Harrison then came into view and walked toward the camera. Turning a phrase, the clutch sophomore shooting guard said exactly what UK fans wanted to hear: "Our story isn't over."
4. Drake introduces Coach Cal
After the Harrison twins were the final players to have their names called, there was one more introduction to be done before John Calipari appeared. Drawing possibly the loudest cheer in a night full of them, rapper Drake came on stage.
Lint roller in hand, Drake addressed his fellow UK fans and introduced Coach Cal.
"This is family to me," Drake said. "This is a real thing to me, you know, and tonight I want to introduce a man who is definitely one of the most important people in my life. Despite his busy schedule, he always takes the time to check in with me through the highs and the lows. He's the godfather for us that bleed blue."

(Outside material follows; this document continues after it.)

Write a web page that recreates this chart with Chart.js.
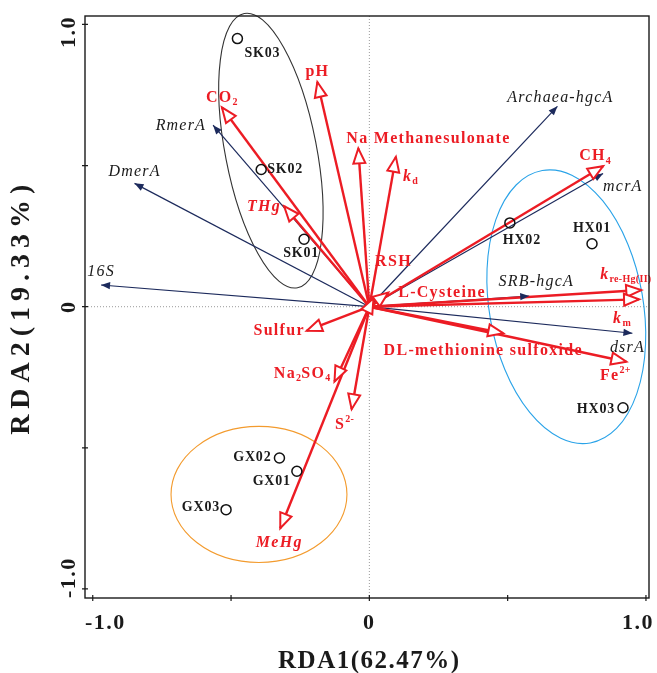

Drake would then suit up in a practice uniform and go through the layup line with the team.
3. The basketball
Although Big Blue Madness has become more of a spectacle than anything else, it technically remains the first open practice opportunity for UK's two basketball teams. And so, there was actually some basketball played.
UK Hoops was without three players and needed a substitute male player to play a five-on-five scrimmage, but the Cats look poised to be among the nation's best yet again. Jennifer O'Neill was dynamic as a scorer, while McDonald's All-American Alyssa Rice seemed more than capable of playing immediately in the post.
On the men's side, the Cats were as competitive as you'd expect in both three-on-three and five-on-five scrimmages. Andrew Harrison played much like the point guard that led UK to the national championship game, while Tyler Ulis did nothing to hurt his fan-favorite status. There were thunderous dunks aplenty from the likes of Alex Poythress, Willie Cauley-Stein, Dakari Johnson, Marcus Lee, Karl-Anthony Towns and Trey Lyles, while Dominique Hawkins showed renewed confidence in his outside shot.
The final three minutes of the five-on-five scrimmage were particularly heated, as players on both sides turned up the intensity. White would close out a 42-36 win before Coach Cal closed the night.
"This is going to be a process," Calipari said. "We're trying things that have never been tried before, but this is a talented group of great young men representing you."
2. Mitchell one-ups himself ... again
Mitchell had exhausted nearly all his dancing options in recent years, culminating in routines in which he channeled MC Hammer, Britney Spears and James Brown. The only thing left for him to do, apparently, was sing.
Doing his own unique take on a few Bruno Mars hits, Mitchell serenaded the crowd in a way only he can. He likely won't be quitting his day job anytime soon, but the performance was impressive. See for yourself.
1. Cal drops the mic
Abandoning the state of the program address he delivered last year, Coach Cal cued the tape from his speech at Big Blue Madness 2009, his first as head coach. When the clip was over, Calipari was fittingly brief.
"Enough talking, let's ball," Calipari said, dropping the microphone and closing the book on the offseason.